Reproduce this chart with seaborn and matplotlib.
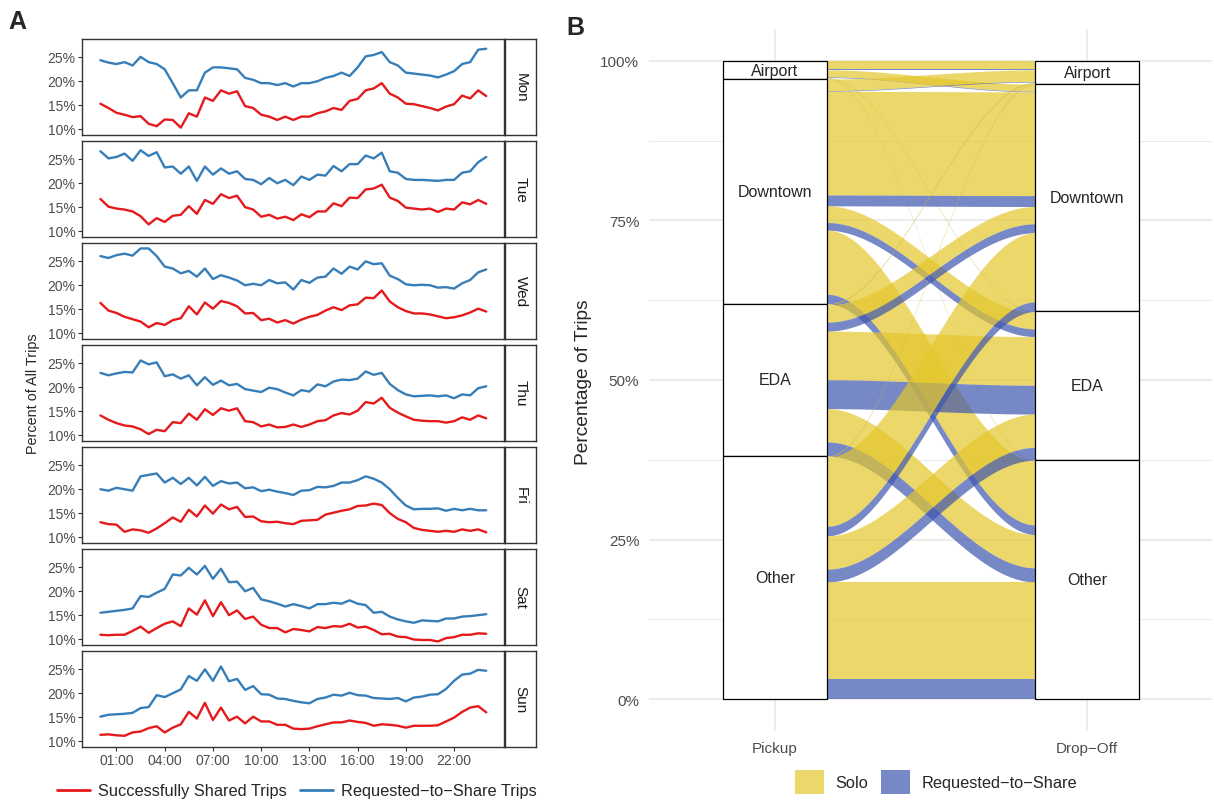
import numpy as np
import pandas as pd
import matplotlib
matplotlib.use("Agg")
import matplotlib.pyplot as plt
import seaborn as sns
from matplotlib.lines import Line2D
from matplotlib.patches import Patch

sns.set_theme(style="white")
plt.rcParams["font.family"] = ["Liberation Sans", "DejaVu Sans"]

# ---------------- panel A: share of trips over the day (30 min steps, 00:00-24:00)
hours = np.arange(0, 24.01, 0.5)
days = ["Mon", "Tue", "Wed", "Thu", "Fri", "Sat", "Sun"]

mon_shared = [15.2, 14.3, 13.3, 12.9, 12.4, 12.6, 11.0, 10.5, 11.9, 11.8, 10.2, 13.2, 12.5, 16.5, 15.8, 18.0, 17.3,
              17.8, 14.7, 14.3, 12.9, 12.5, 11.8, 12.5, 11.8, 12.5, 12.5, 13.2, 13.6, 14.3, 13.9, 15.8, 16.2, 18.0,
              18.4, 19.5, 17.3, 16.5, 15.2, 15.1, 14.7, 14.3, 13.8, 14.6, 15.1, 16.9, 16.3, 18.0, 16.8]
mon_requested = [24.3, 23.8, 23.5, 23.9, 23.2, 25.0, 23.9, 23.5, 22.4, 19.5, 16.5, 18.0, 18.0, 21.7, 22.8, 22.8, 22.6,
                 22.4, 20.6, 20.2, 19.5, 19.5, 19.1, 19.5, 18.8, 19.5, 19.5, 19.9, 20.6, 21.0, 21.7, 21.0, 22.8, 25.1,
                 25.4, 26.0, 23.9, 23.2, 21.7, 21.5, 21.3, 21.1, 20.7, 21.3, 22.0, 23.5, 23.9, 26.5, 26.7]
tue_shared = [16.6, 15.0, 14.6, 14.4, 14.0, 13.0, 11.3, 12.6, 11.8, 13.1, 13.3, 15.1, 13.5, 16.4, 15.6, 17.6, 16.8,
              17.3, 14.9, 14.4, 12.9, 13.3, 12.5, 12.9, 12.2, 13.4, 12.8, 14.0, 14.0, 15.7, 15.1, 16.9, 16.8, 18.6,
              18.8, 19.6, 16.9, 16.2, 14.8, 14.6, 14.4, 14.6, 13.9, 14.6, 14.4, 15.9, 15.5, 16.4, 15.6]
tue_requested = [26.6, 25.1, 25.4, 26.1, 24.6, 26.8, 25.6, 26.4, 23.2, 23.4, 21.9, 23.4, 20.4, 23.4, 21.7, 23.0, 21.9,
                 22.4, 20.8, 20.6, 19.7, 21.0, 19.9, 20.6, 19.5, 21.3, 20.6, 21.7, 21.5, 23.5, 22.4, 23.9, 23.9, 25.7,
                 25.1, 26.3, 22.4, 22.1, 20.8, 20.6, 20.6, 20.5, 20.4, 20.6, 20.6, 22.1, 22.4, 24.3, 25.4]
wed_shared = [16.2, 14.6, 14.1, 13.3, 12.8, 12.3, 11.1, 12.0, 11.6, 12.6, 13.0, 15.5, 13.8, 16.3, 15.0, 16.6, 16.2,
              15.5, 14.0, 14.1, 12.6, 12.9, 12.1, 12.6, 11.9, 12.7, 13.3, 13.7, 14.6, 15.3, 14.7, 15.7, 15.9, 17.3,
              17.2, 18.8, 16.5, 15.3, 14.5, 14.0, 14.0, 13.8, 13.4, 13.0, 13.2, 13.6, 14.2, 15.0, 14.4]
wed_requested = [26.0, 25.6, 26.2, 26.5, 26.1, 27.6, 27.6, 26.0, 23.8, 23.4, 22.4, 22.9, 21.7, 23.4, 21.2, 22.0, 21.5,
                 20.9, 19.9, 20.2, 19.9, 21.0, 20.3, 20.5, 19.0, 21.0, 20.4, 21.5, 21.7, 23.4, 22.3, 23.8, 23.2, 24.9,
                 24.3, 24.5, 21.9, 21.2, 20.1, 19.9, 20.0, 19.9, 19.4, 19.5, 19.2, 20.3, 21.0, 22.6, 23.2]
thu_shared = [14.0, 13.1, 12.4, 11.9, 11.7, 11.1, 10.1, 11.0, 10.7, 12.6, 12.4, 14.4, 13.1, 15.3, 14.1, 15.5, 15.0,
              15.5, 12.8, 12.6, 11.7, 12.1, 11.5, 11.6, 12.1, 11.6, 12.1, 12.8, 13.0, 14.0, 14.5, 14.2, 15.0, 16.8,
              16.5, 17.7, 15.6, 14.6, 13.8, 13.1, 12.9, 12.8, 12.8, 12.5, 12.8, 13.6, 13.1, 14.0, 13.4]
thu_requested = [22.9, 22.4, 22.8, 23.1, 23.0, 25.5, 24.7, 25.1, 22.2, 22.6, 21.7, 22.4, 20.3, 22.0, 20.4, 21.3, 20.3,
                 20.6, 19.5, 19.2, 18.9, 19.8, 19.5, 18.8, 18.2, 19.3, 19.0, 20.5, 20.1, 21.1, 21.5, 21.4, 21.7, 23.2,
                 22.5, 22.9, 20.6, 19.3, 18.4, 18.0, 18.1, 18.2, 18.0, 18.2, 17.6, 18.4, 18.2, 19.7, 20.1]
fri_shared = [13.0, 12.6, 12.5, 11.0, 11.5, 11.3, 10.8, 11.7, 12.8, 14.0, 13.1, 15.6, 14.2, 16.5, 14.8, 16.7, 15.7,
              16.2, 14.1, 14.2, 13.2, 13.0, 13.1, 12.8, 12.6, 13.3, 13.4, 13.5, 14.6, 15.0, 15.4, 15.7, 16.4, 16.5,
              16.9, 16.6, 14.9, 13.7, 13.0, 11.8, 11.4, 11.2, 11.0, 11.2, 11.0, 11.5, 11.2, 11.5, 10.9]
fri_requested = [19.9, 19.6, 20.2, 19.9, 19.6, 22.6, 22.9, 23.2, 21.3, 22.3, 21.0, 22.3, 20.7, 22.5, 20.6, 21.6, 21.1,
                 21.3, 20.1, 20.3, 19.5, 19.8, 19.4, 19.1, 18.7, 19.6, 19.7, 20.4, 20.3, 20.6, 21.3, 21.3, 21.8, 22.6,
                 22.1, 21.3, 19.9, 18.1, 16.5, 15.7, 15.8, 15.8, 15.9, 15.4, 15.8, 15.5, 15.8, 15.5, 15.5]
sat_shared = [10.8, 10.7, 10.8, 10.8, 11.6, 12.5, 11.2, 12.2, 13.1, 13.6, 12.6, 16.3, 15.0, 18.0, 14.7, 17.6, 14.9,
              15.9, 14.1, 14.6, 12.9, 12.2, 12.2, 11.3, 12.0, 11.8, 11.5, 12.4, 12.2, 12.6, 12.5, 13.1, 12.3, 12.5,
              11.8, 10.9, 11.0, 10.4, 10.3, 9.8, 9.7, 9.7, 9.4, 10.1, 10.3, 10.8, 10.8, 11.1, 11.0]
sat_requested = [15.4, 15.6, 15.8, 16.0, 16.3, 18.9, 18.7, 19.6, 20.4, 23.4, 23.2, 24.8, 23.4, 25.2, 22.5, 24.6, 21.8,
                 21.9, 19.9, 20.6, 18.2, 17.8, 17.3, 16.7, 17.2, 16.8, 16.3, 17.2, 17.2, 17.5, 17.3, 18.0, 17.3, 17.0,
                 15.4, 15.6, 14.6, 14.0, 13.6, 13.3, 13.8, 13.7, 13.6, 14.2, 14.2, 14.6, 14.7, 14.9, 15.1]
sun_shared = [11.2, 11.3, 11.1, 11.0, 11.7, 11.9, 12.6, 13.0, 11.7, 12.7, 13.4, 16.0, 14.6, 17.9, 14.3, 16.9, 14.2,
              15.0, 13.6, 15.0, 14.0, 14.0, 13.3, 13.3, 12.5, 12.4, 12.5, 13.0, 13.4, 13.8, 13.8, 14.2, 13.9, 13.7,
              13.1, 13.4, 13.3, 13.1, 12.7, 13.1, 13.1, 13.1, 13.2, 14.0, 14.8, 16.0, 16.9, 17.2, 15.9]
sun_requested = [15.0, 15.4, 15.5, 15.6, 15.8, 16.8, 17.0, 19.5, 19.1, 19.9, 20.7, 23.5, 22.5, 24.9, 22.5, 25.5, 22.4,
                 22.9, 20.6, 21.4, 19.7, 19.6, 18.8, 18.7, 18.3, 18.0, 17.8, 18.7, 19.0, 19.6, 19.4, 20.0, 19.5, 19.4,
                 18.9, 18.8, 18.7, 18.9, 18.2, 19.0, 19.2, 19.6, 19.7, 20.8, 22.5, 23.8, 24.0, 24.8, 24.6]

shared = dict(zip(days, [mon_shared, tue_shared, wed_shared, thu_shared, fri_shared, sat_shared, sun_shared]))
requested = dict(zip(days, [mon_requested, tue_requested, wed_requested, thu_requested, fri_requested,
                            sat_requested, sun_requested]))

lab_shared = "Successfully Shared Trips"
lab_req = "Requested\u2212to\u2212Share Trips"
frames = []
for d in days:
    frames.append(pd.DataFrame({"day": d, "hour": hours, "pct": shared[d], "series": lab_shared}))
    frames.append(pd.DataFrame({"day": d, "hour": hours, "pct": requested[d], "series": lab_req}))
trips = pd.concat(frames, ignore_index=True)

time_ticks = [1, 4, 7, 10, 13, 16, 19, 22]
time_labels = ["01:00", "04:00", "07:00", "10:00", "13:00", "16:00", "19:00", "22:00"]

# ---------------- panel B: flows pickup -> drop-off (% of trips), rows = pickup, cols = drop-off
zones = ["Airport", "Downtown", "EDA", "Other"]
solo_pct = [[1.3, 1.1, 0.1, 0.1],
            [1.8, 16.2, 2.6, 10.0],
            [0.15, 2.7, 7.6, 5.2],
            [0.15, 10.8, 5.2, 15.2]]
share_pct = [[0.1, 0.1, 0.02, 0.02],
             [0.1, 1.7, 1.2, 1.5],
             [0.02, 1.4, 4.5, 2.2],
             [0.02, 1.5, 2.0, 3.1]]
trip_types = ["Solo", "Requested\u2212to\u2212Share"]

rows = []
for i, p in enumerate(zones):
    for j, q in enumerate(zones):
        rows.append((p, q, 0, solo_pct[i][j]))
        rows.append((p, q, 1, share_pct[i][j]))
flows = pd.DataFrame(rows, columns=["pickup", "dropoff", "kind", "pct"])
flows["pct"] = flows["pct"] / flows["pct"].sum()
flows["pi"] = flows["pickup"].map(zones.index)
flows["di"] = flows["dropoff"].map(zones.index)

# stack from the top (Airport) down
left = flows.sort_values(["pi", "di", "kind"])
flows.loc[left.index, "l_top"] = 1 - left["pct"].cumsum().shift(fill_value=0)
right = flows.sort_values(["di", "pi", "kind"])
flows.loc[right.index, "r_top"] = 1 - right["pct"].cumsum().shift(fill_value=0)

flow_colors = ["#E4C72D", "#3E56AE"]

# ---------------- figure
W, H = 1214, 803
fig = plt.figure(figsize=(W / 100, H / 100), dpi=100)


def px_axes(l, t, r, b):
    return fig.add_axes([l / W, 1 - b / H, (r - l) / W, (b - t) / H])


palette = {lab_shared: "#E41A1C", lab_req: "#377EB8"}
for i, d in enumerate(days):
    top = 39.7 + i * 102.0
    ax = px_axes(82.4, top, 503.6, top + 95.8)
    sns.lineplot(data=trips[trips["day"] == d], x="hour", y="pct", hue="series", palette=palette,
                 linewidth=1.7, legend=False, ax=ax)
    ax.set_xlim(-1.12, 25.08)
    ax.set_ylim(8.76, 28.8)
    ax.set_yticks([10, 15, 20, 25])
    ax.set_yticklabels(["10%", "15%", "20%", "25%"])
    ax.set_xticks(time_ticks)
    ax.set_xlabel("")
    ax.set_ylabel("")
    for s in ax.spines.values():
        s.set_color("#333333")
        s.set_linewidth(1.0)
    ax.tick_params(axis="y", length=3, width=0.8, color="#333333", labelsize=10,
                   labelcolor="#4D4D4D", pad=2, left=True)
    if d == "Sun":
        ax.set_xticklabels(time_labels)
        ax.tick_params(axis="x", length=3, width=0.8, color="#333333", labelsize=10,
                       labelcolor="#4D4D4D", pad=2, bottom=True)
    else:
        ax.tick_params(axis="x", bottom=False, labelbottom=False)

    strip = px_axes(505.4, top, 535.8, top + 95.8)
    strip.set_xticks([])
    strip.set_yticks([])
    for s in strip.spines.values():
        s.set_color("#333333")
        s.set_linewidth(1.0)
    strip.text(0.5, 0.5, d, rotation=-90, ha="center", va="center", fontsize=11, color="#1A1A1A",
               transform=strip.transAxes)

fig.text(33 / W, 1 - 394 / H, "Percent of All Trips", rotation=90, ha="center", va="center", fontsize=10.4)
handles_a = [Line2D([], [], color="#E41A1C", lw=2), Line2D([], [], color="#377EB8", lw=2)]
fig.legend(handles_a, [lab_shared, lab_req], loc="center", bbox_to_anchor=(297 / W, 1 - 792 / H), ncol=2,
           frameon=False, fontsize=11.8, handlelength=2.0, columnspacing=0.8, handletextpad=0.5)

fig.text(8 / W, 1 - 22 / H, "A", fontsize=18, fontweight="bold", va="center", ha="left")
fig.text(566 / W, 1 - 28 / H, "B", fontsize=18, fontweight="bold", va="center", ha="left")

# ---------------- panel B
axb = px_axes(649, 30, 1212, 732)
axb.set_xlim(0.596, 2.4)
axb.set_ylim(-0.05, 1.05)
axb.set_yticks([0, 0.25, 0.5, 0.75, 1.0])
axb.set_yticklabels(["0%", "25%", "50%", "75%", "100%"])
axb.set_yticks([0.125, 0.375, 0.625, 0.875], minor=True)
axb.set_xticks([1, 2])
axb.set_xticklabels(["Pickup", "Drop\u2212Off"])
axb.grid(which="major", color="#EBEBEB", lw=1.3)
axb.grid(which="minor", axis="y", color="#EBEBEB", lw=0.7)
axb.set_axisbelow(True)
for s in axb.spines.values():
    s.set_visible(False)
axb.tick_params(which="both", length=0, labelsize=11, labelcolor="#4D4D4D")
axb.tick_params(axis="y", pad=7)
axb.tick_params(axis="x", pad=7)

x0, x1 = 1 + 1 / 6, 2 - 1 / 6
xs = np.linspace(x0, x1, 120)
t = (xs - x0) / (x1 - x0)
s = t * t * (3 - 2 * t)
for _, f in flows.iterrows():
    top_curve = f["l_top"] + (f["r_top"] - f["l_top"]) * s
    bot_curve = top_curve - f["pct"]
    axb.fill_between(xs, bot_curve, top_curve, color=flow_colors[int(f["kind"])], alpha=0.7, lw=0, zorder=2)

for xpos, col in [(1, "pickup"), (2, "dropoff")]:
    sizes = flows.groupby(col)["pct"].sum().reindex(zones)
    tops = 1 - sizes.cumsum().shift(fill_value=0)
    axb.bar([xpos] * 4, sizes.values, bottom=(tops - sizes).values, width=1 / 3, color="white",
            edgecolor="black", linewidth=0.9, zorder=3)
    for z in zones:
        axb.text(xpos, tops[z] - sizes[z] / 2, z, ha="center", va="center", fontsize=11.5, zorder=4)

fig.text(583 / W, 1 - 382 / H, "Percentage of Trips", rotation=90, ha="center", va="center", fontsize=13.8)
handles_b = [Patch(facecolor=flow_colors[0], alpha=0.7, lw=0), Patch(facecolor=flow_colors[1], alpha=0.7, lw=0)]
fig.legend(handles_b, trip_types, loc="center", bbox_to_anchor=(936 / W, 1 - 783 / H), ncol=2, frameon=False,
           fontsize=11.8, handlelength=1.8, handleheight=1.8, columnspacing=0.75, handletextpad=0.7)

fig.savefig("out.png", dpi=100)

GOAL: Looking at the material above, count the lines that hold "matplotlib" and give the total alone.

EXERCISE RESULT: 6